Kafaları kumdan çıkaralım artık bir zahmet, ‘kendimize gelelim lütfen,’ uyandırılmak ve kurtarılmak yok. Yakın zamanda hepimizi derinden etkileyen ve gaza getiren bir ateş yandı ve alevler bütün memleketi sardı; her ne kadar hareketin kendisi doğru kavranamamış, devrimcileştirilememiş, üstelik sonrasında kendine tahvil etmek isteyen ve kendini dayatan yaklaşımlar tarafından üzerine işenerek söndürülmüş dahi olsa. Komşuda doğrusuyla yanlışıyla, iyi kötü SYRIZA iktidar olmuş ve bu sayede bir şekilde; güncelliğini koruyan meselelere karşı radikal çözüm önerileri ve yaklaşımlar gündeme gelmiş tartışmaya açılmış; insanlar kafasını çevirip merakla, umutla veya ihtiyatlı olarak bazılarıysa avuçlarını ovuşturarak ya da korkarak bakıyor. Türkiye şubesi olduğunu iddia ederek bu seçimde ordan ekmek yerim diyen partiye bakınca, bırak iktidar hedefini baraj kaygısı olduğu ve başka öncelikleri olduğunu; diğerine bakınca nasıl olsa bize vereceksiniz diyerek iktidar olmasak da milletvekili fabrikasıyız rahatlığında olduğunu; iktidar partisinin de acaba işlerimizi daha da kolaylaştırıp hızlandıracak kadar kelle çıkarabilecek miyiz hesabında olduğunu görüyorum.

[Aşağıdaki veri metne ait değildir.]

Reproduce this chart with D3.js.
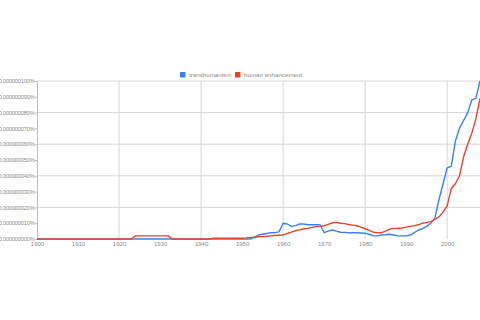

Ben demokrasinin veya onunla özdeşleştirilerek mitleştirilen demokrasi aldatmacasının içeriğinin; aritmetik, istatiktiksel ve temsili yapısnın kendini yalanladığı ve ancak bu şekilde kendini yeniden üreterek var olabildiğini görebiliyorum. Bu yüzden 13 Şubat’ta Laik ve Bilimsel Eğitim için boykota katılmak, bu yüzden İç Güvenlik Yasası’na karşı alanlarda olmak, bu yüzden özgürlük, adalet, barış, sevgi, emek, kimlik ve ekoloji mücadelelerinin parçası olmak; hırsızın, zorbanın, katilin, yalancının, gericinin, bencilin karşısında durmak; sandığa gitmekten çok daha anlamlı. Bu yüzden muhalefet güçlerinin kırmızı çizgileri üzerine oynayıp onları birbirlerine düşürerek uzlaşamaz hale getirdikleri ve yangını söndürdükleri halde rahat edemiyorlar. Korkuyorlar, çünkü herkesi hizaya getirecek öncekinden daha büyük ve etkili bir yangın çıkarabiliriz.Çünkü neler yapabileceğimizi gördük ve bu onların kabusu oldu.
Bu yüzden 14 Şubat’ta dostlarımla yanına gittiğimizde, “Serhat Abi kalk, ‘ölmek uyumak sadece,’ devrimciler geldi!” diyeceğim.